E se diamo uno sguardo alle tabelle (sopra), il tonfo del Pd appare in tutto il suo splendore: dal 33,5 del 2008 alla Camera al 22,6 del 2013, al 32,4 delle Europee del 2014 fino al 13,82 di quest’anno. Quasi venti punti percentuali in meno rispetto a dieci anni fa. Perde anche il centrodestra che nel 2008 partiva con il 43,2 per cento, passando per il 29,5 del 2013 e il 30,3 del 2014, fino al 35,53 di oggi.
Vola invece il Movimento 5 stelle che parte con un 29,9 nel 2013, passa per un 29,7 alle Europee e approda al 39,85 per cento di quest’anno.
Al Senato stesso trend: il Pd parte col 33,9 e arriva al 13,97. Il centrodestra parte dal 43,6 e arriva al 36,38 di oggi. Con Grillo che guadagna più di 10 punti, dal 28,4 del 2013 al 39,29 di oggi. Senza differenze sostanziali tra Camera e Senato: non è vero quindi che il Movimento viene premiato dai giovanissimi.
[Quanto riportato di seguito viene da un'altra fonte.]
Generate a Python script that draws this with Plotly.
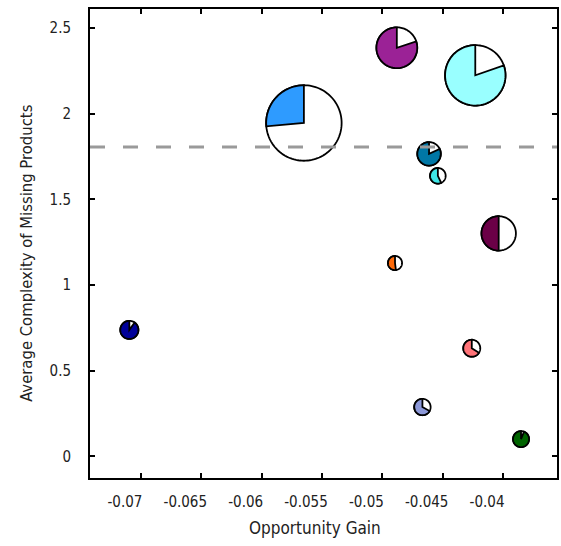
import math
import plotly.graph_objects as go

# ---- data ----
opportunity_gain = [-0.0565, -0.0488, -0.0423, -0.04613, -0.0454, -0.04036,
                    -0.04895, -0.07096, -0.04259, -0.04668, -0.03851]
avg_complexity = [1.945, 2.384, 2.223, 1.765, 1.637, 1.301,
                  1.128, 0.738, 0.631, 0.288, 0.101]
share = [0.264, 0.80, 0.804, 0.82, 0.57, 0.50, 0.52, 0.90, 0.66, 0.67, 0.94]
weight = [89, 26, 57, 8.6, 3.8, 18.5, 3.1, 5.1, 4.5, 4.2, 4.0]
threshold = 1.805

x_ticks = [-0.07, -0.065, -0.06, -0.055, -0.05, -0.045, -0.04]
x_tick_text = ["-0.07", "-0.065", "-0.06", "-0.055", "-0.05", "-0.045", "-0.04"]
y_ticks = [0, 0.5, 1, 1.5, 2, 2.5]
y_tick_text = ["0", "0.5", "1", "1.5", "2", "2.5"]
x_title = "Opportunity Gain"
y_title = "Average Complexity of Missing Products"

# ---- styles ----
colors = ["#2E9BFF", "#9B2296", "#99FFFF", "#0077A6", "#3EE6E6", "#6B0047",
          "#FF6A0A", "#000099", "#FF7378", "#8C98D8", "#006400"]
FONT = "'Liberation Sans Narrow', 'DejaVu Sans Condensed', 'Roboto Condensed', 'Arial Narrow', sans-serif"
TEXT_COLOR = "#222222"
RADIUS_SCALE = 4.0  # px per sqrt(weight)


def wedge_path(r, start_frac, end_frac, n=90):
    """Polygon path (pixel offsets, y up) from center, counter-clockwise from 12 o'clock."""
    pts = ["M 0,0"]
    steps = max(2, int(n * (end_frac - start_frac)) + 1)
    for i in range(steps + 1):
        f = start_frac + (end_frac - start_frac) * i / steps
        a = 2 * math.pi * f
        pts.append(f"L {-r * math.sin(a):.3f},{r * math.cos(a):.3f}")
    pts.append("Z")
    return " ".join(pts)


def circle_path(r, n=120):
    pts = []
    for i in range(n):
        a = 2 * math.pi * i / n
        pts.append(("M " if i == 0 else "L ") + f"{r * math.sin(a):.3f},{r * math.cos(a):.3f}")
    pts.append("Z")
    return " ".join(pts)


fig = go.Figure()
fig.add_trace(go.Scatter(x=opportunity_gain, y=avg_complexity, mode="markers",
                         marker=dict(size=1, opacity=0), hoverinfo="skip", showlegend=False))

shapes = []
for xv, yv, p, w, c in zip(opportunity_gain, avg_complexity, share, weight, colors):
    r = RADIUS_SCALE * math.sqrt(w)
    shapes.append(dict(type="path", xref="x", yref="y", xsizemode="pixel", ysizemode="pixel",
                       xanchor=xv, yanchor=yv, path=circle_path(r),
                       fillcolor="white", line=dict(color="black", width=1.8), layer="above"))
    shapes.append(dict(type="path", xref="x", yref="y", xsizemode="pixel", ysizemode="pixel",
                       xanchor=xv, yanchor=yv, path=wedge_path(r, 0, p),
                       fillcolor=c, line=dict(color="black", width=1.8), layer="above"))

shapes.append(dict(type="line", xref="x domain", yref="y", x0=0, x1=1, y0=threshold, y1=threshold,
                   line=dict(color="#9A9A9A", width=3, dash="15px,18px"), layer="above"))

fig.update_layout(
    width=561, height=546,
    margin=dict(l=90, r=4, t=9, b=68),
    plot_bgcolor="white", paper_bgcolor="white",
    font=dict(family=FONT, color=TEXT_COLOR, size=15),
    shapes=shapes,
    showlegend=False,
    annotations=[
        dict(text=x_title, xref="paper", yref="paper", x=0.482, y=-0.107,
             xanchor="center", yanchor="middle", showarrow=False,
             font=dict(size=17, family=FONT, color=TEXT_COLOR)),
        dict(text=y_title, xref="paper", yref="paper", x=-0.135, y=0.48,
             xanchor="center", yanchor="middle", showarrow=False, textangle=-90,
             font=dict(size=16.5, family=FONT, color=TEXT_COLOR)),
    ],
)
fig.update_xaxes(range=[-0.07422, -0.03553], tickvals=x_ticks, ticktext=x_tick_text,
                 ticks="inside", ticklen=5, tickwidth=1.5, tickcolor="black",
                 showline=True, linecolor="black", linewidth=2, mirror="ticks",
                 showgrid=False, zeroline=False, automargin=False,
                 ticklabelshift=-16, ticklabelstandoff=9)
fig.update_yaxes(range=[-0.126, 2.61], tickvals=y_ticks, ticktext=y_tick_text,
                 ticks="inside", ticklen=5, tickwidth=1.5, tickcolor="black",
                 showline=True, linecolor="black", linewidth=2, mirror="ticks",
                 showgrid=False, zeroline=False, automargin=False, ticklabelstandoff=14)

fig.write_html("out.html", config={"displayModeBar": False},
               post_script="document.body.style.margin='0';")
Tanti i trombati illustri di questa tornata elettorale: il primo della serie è l’ex governatore Gianni Chiodi, che pur di strappare una candidatura non ha esitato nel giro di un pomeriggio a lasciare Berlusconi per abbracciare Fitto. Ma è stato punito: niente seggio. Non ce l’ha fatta neppure Guerino Testa, la giovane promessa di Fratelli d’Italia, ormai alla seconda sonora bocciatura: prima come candidato sindaco, ora come parlamentare. E la sottosegretaria alla Giustizia Federica Chiavaroli, bocciata pesantemente e non solo per essersi schierata con Renzi e D’Alfonso.